I’m sympathetic to this a little bit the literal events of the story are important to catalogue. But presenting the fictional events of a story as if they were facts is inherently missing something important about fiction. The wiki-fication or lore-ification of storytelling is the tendency to only see this layer, and miss out on what the text is actually saying. Fiction is not just a sequence of events, and even the cataloguing of those events is subjective. Thinking it isn't is a consequence of not recognizing the subjective layers of fiction and treating it all as if it were the real history of another universe. This matters for readers to have healthy relationships with fiction and it matters for artists because while you want your story to make sense within the context of the fictional universe the only reason you are telling a story in the first place is to say something true to your authentic beliefs, as meaningful and true as you can.

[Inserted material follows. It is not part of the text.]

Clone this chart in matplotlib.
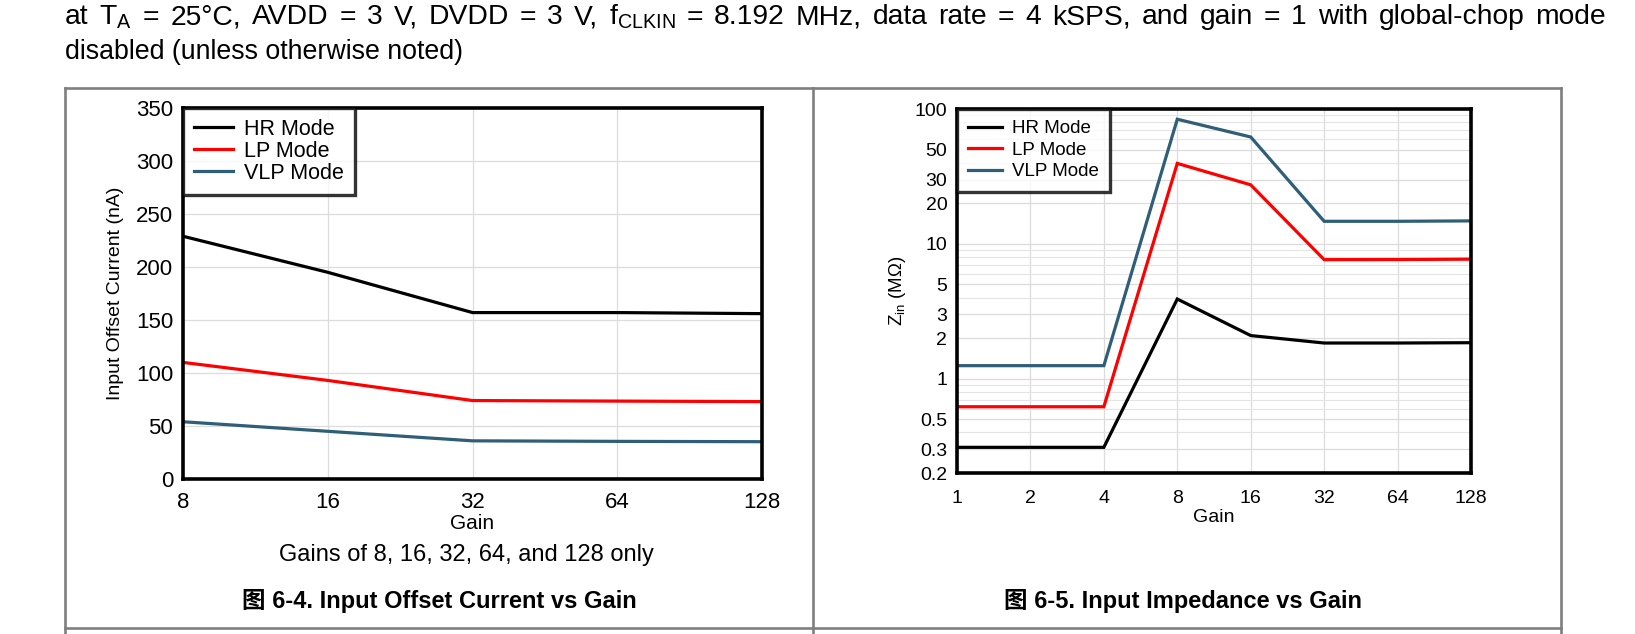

But Not Always and Not Forever
That's the end, that's me on lore right now. But while lore annoys me sometimes, I also love it, and I don't think this process is inherently wrong or bad. Cataloguing the rules of a fictional universe and taking them seriously can be really fun and make for good storytelling as well, when it’s applied with some self-awareness.
I mean, you KNOW I love Mobile Suit Gundam, a series that is nothing but a compilation of various interpretations of a universe in practically all imaginable directions. A lot of work that isn’t necessarily very sophisticated itself can provoke the imagination, and it’s not bad to look at a setting and ask yourself what life in it would actually be like especially when you have a clear goal in mind.
Gundam wouldn’t be what it is if there wasn’t this deep conviction in the text itself that what mattered more than anything was to convey how chaotic and horrible and tragic and unfair war is. Even when Gundam completely fails to convincingly achieve this, even when it's chained to looking like a toy commercial and the budget hits rock bottom, this conviction guides it, so strong it inspires you to keep believing in the text even when it fails. That’s the good lore; when you look at this shoestring budget toy commercial’s aspirations and take it seriously enough to be inspired to try to make something new.